┌─ Records to process

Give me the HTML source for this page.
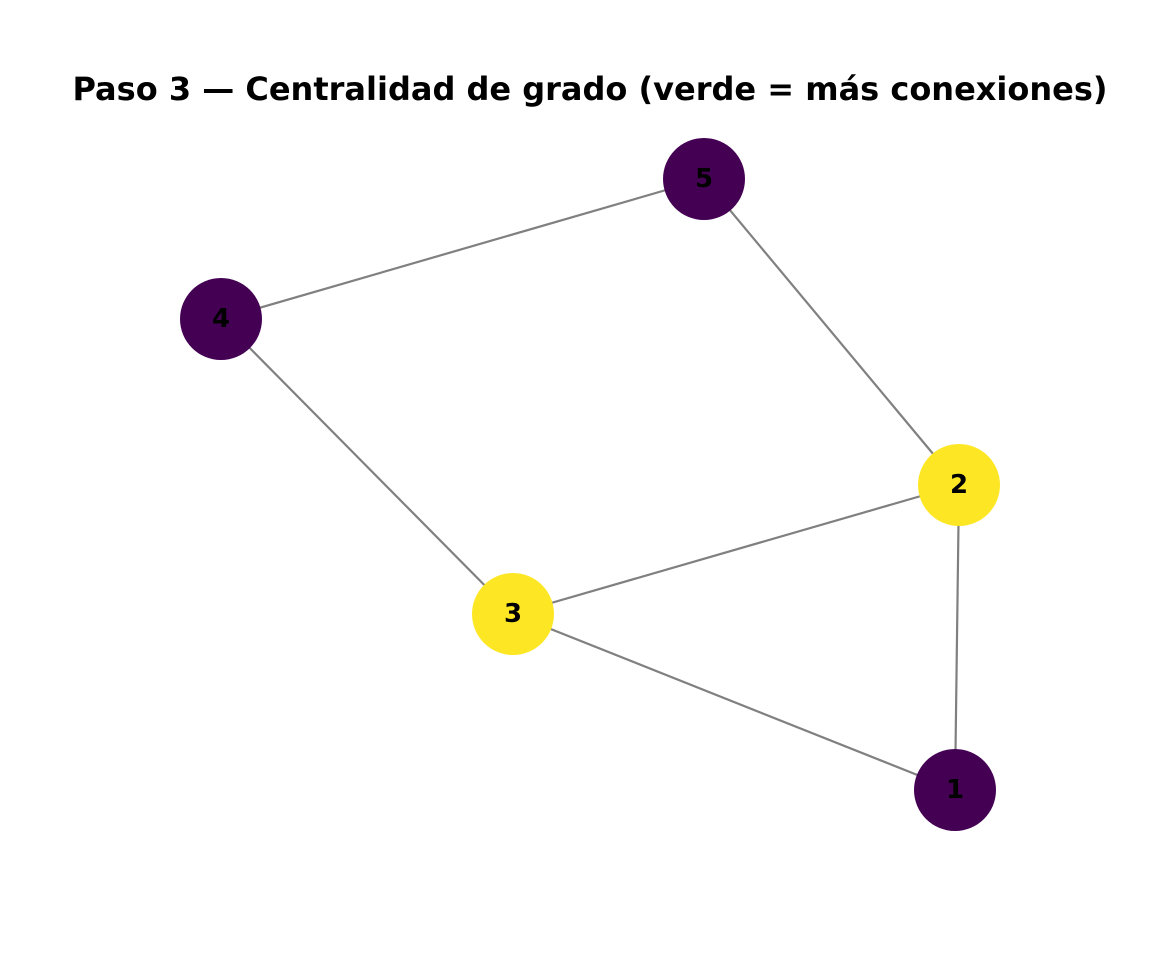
<!DOCTYPE html>
<html><head><meta charset="utf-8"><style>body{margin:0;background:#fff}</style></head>
<body>
<svg width="1152" height="960" xmlns="http://www.w3.org/2000/svg">
<rect width="1152" height="960" fill="#fff"/>
<text x="590" y="100" text-anchor="middle" font-family="DejaVu Sans, sans-serif" font-weight="bold" font-size="32">Paso 3 — Centralidad de grado (verde = más conexiones)</text>
<g stroke="#808080" stroke-width="2.2">
<line x1="221" y1="319" x2="704" y2="179"/>
<line x1="704" y1="179" x2="959" y2="485"/>
<line x1="221" y1="319" x2="513" y2="614"/>
<line x1="513" y1="614" x2="959" y2="485"/>
<line x1="959" y1="485" x2="955" y2="790"/>
<line x1="513" y1="614" x2="955" y2="790"/>
</g>
<g font-family="DejaVu Sans, sans-serif" font-weight="bold" font-size="26" text-anchor="middle">
<circle cx="704" cy="179" r="41" fill="#440154"/><text x="704" y="187">5</text>
<circle cx="221" cy="319" r="41" fill="#440154"/><text x="221" y="327">4</text>
<circle cx="959" cy="485" r="41" fill="#fde725"/><text x="959" y="493">2</text>
<circle cx="513" cy="614" r="41" fill="#fde725"/><text x="513" y="622">3</text>
<circle cx="955" cy="790" r="41" fill="#440154"/><text x="955" y="798">1</text>
</g>
</svg>
</body></html>
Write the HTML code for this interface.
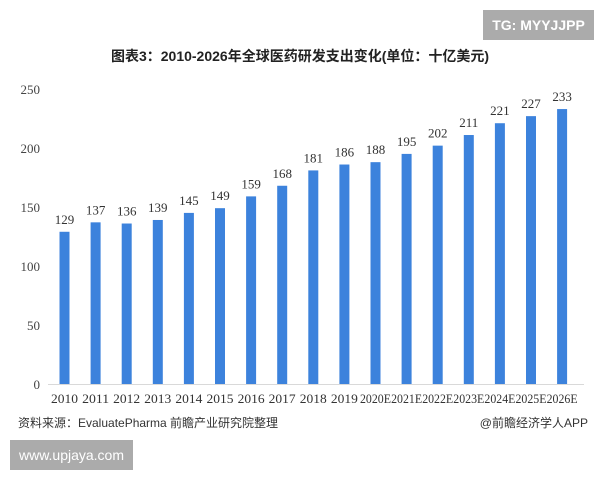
<!DOCTYPE html>
<html><head><meta charset="utf-8">
<style>
html,body{margin:0;padding:0;background:#fff;}
#wrap{position:relative;width:600px;height:480px;overflow:hidden;font-family:"Liberation Sans","Noto Sans CJK SC",sans-serif;}
.tg{position:absolute;left:483px;top:10px;width:111px;height:30px;background:#ababab;color:#fff;font-size:14px;font-weight:bold;line-height:30px;text-align:center;}
.www{position:absolute;left:10px;top:440px;width:123px;height:30px;background:#ababab;color:#fff;font-size:14px;line-height:30px;text-align:center;}
.title{position:absolute;left:0;top:46px;width:600px;text-align:center;font-size:14px;font-weight:bold;color:#222;}
.src{position:absolute;left:18px;top:414px;font-size:12px;color:#333;}
.app{position:absolute;right:12px;top:414px;font-size:12px;color:#333;}
svg{position:absolute;left:0;top:0;}
</style></head><body>
<div id="wrap">
<div class="tg">TG: MYYJJPP</div>
<div class="title">图表3：2010-2026年全球医药研发支出变化(单位：十亿美元)</div>
<svg id="chart" width="600" height="480"></svg>
<div class="src">资料来源：EvaluatePharma 前瞻产业研究院整理</div>
<div class="app">@前瞻经济学人APP</div>
<div class="www">www.upjaya.com</div>
</div>
<script>
const categories=["2010","2011","2012","2013","2014","2015","2016","2017","2018","2019","2020E","2021E","2022E","2023E","2024E","2025E","2026E"];
const values=[129,137,136,139,145,149,159,168,181,186,188,195,202,211,221,227,233];
const yTicks=[0,50,100,150,200,250];
const NS="http://www.w3.org/2000/svg";
const svg=document.getElementById('chart');
const y0=384,yMax=250,yTop=89;
const yS=v=>y0-(v/yMax)*(y0-yTop);
const x0=64.5,step=31.1;
const xS=i=>x0+i*step;
function mk(tag,attrs,text){const e=document.createElementNS(NS,tag);for(const k in attrs)e.setAttribute(k,attrs[k]);if(text!==undefined)e.textContent=text;svg.appendChild(e);return e;}
yTicks.forEach(t=>{
  const e=mk('text',{x:40,y:yS(t)+5,'text-anchor':'end','font-size':13,fill:'#444','font-family':'Liberation Serif, serif'},t);
  
  
});
const ax=mk('line',{x1:48,x2:584,y1:y0+0.5,y2:y0+0.5,stroke:'#d9d9d9','stroke-width':1});


categories.forEach((c,i)=>{
  const cx=xS(i),v=values[i];
  const b=mk('rect',{x:cx-5,y:yS(v),width:10,height:y0-yS(v),fill:'#3c82dc'});
  
  
  const l=mk('text',{x:cx,y:yS(v)-8,'text-anchor':'middle','font-size':13,fill:'#333','font-family':'Liberation Serif, serif'},v);
  
  
  const t=mk('text',{x:cx,y:403,'text-anchor':'middle','font-size':12.5,fill:'#333','font-family':'Liberation Serif, serif','textLength':c.length>4?31:27,'lengthAdjust':'spacingAndGlyphs'},c);
  
  
});
</script>
</body></html>
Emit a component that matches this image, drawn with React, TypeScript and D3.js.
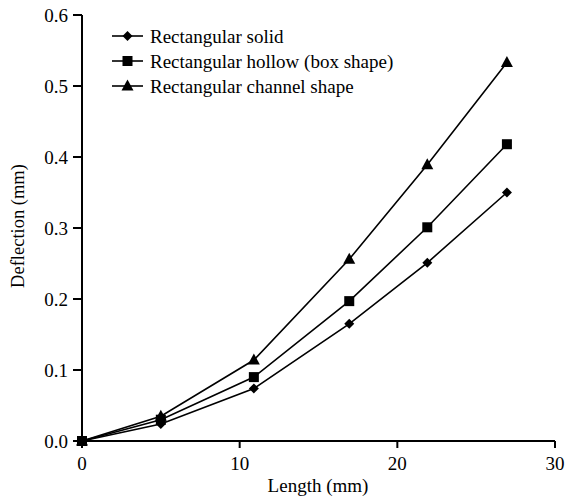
import React from "react";
import * as d3 from "d3";

const lengths = [0, 5, 10.9, 16.95, 21.9, 26.95];
const solid = [0, 0.024, 0.074, 0.165, 0.251, 0.35];
const hollow = [0, 0.03, 0.09, 0.197, 0.301, 0.418];
const channel = [0, 0.035, 0.114, 0.256, 0.389, 0.533];
const seriesNames = ["Rectangular solid", "Rectangular hollow (box shape)", "Rectangular channel shape"];
const markerTypes = ["diamond", "square", "triangle"];
const xTicks = [0, 10, 20, 30];
const yTicks = [0, 0.1, 0.2, 0.3, 0.4, 0.5, 0.6];

const W = 567;
const H = 500;
const left = 82;
const right = 555;
const top = 15;
const bottom = 441;

function Marker({ type, x, y }: { type: string; x: number; y: number }) {
  if (type === "square") return <rect x={x - 5} y={y - 5} width={10} height={10} fill="#000" />;
  if (type === "triangle") return <path d={`M${x},${y - 6.5}L${x + 6},${y + 4.5}L${x - 6},${y + 4.5}Z`} fill="#000" />;
  return <path d={`M${x},${y - 5}L${x + 5},${y}L${x},${y + 5}L${x - 5},${y}Z`} fill="#000" />;
}

export default function App() {
  const x = d3.scaleLinear().domain([0, 30]).range([left, right]);
  const y = d3.scaleLinear().domain([0, 0.6]).range([bottom, top]);
  const series = [solid, hollow, channel];
  const line = d3
    .line<[number, number]>()
    .x((d) => x(d[0]))
    .y((d) => y(d[1]));
  const font = "'Liberation Serif', 'Times New Roman', serif";
  return (
    <svg width={W} height={H} style={{ position: "absolute", left: 0, top: 0, background: "#fff" }} fontFamily={font}>
      {series.map((s, i) => (
        <path
          key={"l" + i}
          d={line(lengths.map((l, j) => [l, s[j]] as [number, number])) || ""}
          fill="none"
          stroke="#000"
          strokeWidth={1.6}
        />
      ))}
      {series.map((s, i) =>
        lengths.map((l, j) => <Marker key={`m${i}-${j}`} type={markerTypes[i]} x={x(l)} y={y(s[j])} />)
      )}
      <line x1={left} x2={left} y1={top} y2={bottom} stroke="#000" strokeWidth={2} />
      <line x1={left} x2={right} y1={bottom} y2={bottom} stroke="#000" strokeWidth={2} />
      {yTicks.map((t) => (
        <g key={"y" + t}>
          <line x1={left - 9} x2={left} y1={y(t)} y2={y(t)} stroke="#000" strokeWidth={2} />
          <text x={left - 14} y={y(t)} dy="0.35em" textAnchor="end" fontSize={19}>
            {t.toFixed(1)}
          </text>
        </g>
      ))}
      {xTicks.map((t) => (
        <g key={"x" + t}>
          <line x1={x(t)} x2={x(t)} y1={bottom} y2={bottom + 7} stroke="#000" strokeWidth={2} />
          <text x={x(t)} y={470} textAnchor="middle" fontSize={19}>
            {t}
          </text>
        </g>
      ))}
      <text x={318} y={492} textAnchor="middle" fontSize={19}>
        Length (mm)
      </text>
      <text transform={`translate(18,226) rotate(-90)`} dy="0.35em" textAnchor="middle" fontSize={18.5}>
        Deflection (mm)
      </text>
      {seriesNames.map((n, i) => {
        const ly = 36 + i * 25;
        return (
          <g key={"lg" + i}>
            <line x1={112} x2={143} y1={ly} y2={ly} stroke="#000" strokeWidth={1.6} />
            <Marker type={markerTypes[i]} x={127.5} y={ly} />
            <text x={150} y={ly} dy="0.35em" fontSize={19}>
              {n}
            </text>
          </g>
        );
      })}
    </svg>
  );
}
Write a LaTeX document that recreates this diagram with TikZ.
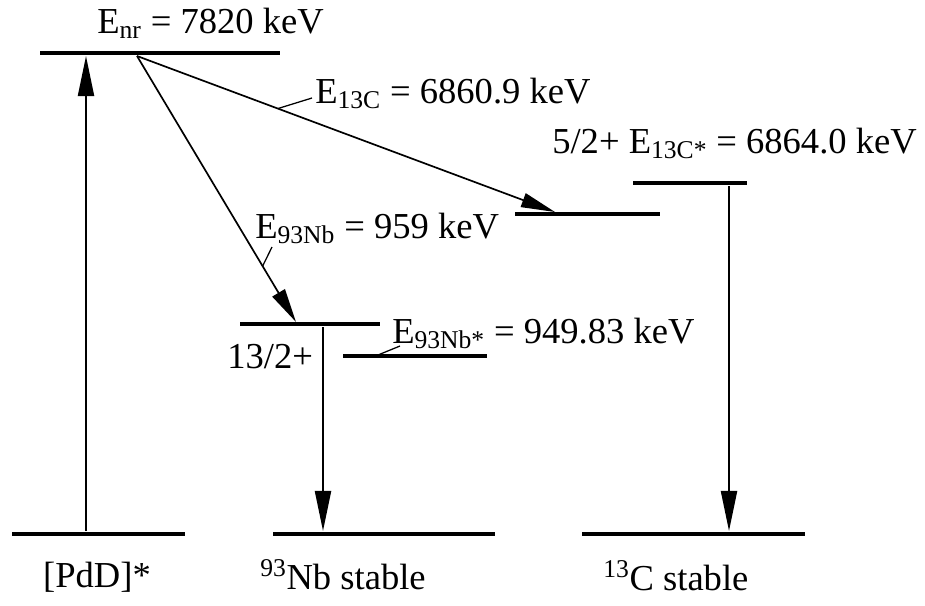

└─

> **Task brief**
Write out the lines running from the one that contains "Emit a component" through the one that contains "const yTicks = [0, 0.1, 0.2, 0.3, 0.4, 0.5, 0.6];", ends included, and nothing else. Pictures stay out of the copy.

> **Finished task**
Emit a component that matches this image, drawn with React, TypeScript and D3.js.
import React from "react";
import * as d3 from "d3";

const lengths = [0, 5, 10.9, 16.95, 21.9, 26.95];
const solid = [0, 0.024, 0.074, 0.165, 0.251, 0.35];
const hollow = [0, 0.03, 0.09, 0.197, 0.301, 0.418];
const channel = [0, 0.035, 0.114, 0.256, 0.389, 0.533];
const seriesNames = ["Rectangular solid", "Rectangular hollow (box shape)", "Rectangular channel shape"];
const markerTypes = ["diamond", "square", "triangle"];
const xTicks = [0, 10, 20, 30];
const yTicks = [0, 0.1, 0.2, 0.3, 0.4, 0.5, 0.6];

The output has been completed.